Страница 8 из 102
А случай с Накасоне, членом все той же первой парламентской делегации из Японии, прибывшей в СССР по приглашению Всесоюзного общества культурных связей с заграницей? Учитывая опыт работы, мне поручили сопровождать эту делегацию, отвечать за ее обслуживание. В помощь придали двух квалифицированных японистов из КГБ, Кошкина и Уварова. Несмотря на молодость, это были толковые контрразведчики.
Как-то в восемь утра я пришел, как обычно, в гостиницу "Советская", где остановилась делегация. Стоило подняться на этаж, как горничная тут же ошарашила новостью:
- Ваш делегат Накасоне арестован и находится в отделении милиции!
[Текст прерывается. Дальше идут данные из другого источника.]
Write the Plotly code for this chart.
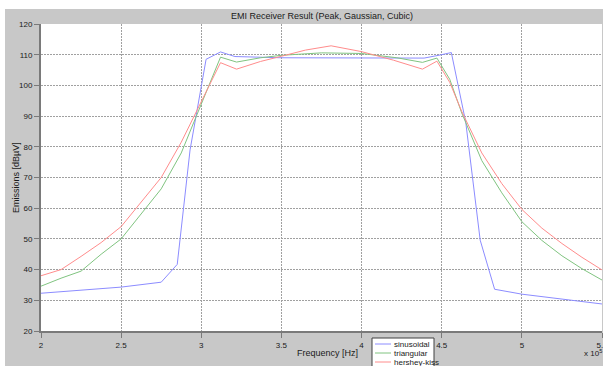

Освобождать его из КПЗ пришлось уже не мне, а сотрудникам комитета. Потом выяснилось, что поводом для задержания послужил пустяковый, по нынешним временам, случай. Накасоне любил фотографировать. Рано утром он вышел из гостиницы и принялся снимать развалюхи деревянных домов. Скоро это ему надоело, и он решил направиться дальше. Возле станции метро "Динамо" попалось стоящее здание - удивительно красивый старинный дворец. Ничего подобного в Японии не встретить. Делегат снова взялся за камеру. Не успел он сделать и двух снимков, как кто-то положил ему руку на плечо. Этот кто-то и доставил Накасоне в отделение милиции. Дворец оказался Военно-воздушной академией имени Жуковского. К девяти утра "японского шпиона" привезли обратно в гостиницу. Делегация, что называется, стояла на ушах в связи с незаконным задержанием члена парламента, да еще с дипломатическим паспортом. Оставалось только гадать, как все это скажется на мне, ответственном за работу с делегацией. Не здесь, в гостинице, не в ВОКСе и не в ВЦСПС, а через пару часов в министерстве иностранных дел СССР, где высоких японских гостей ожидала встреча с заместителем премьера и министром иностранных дел А. Я. Вышинским.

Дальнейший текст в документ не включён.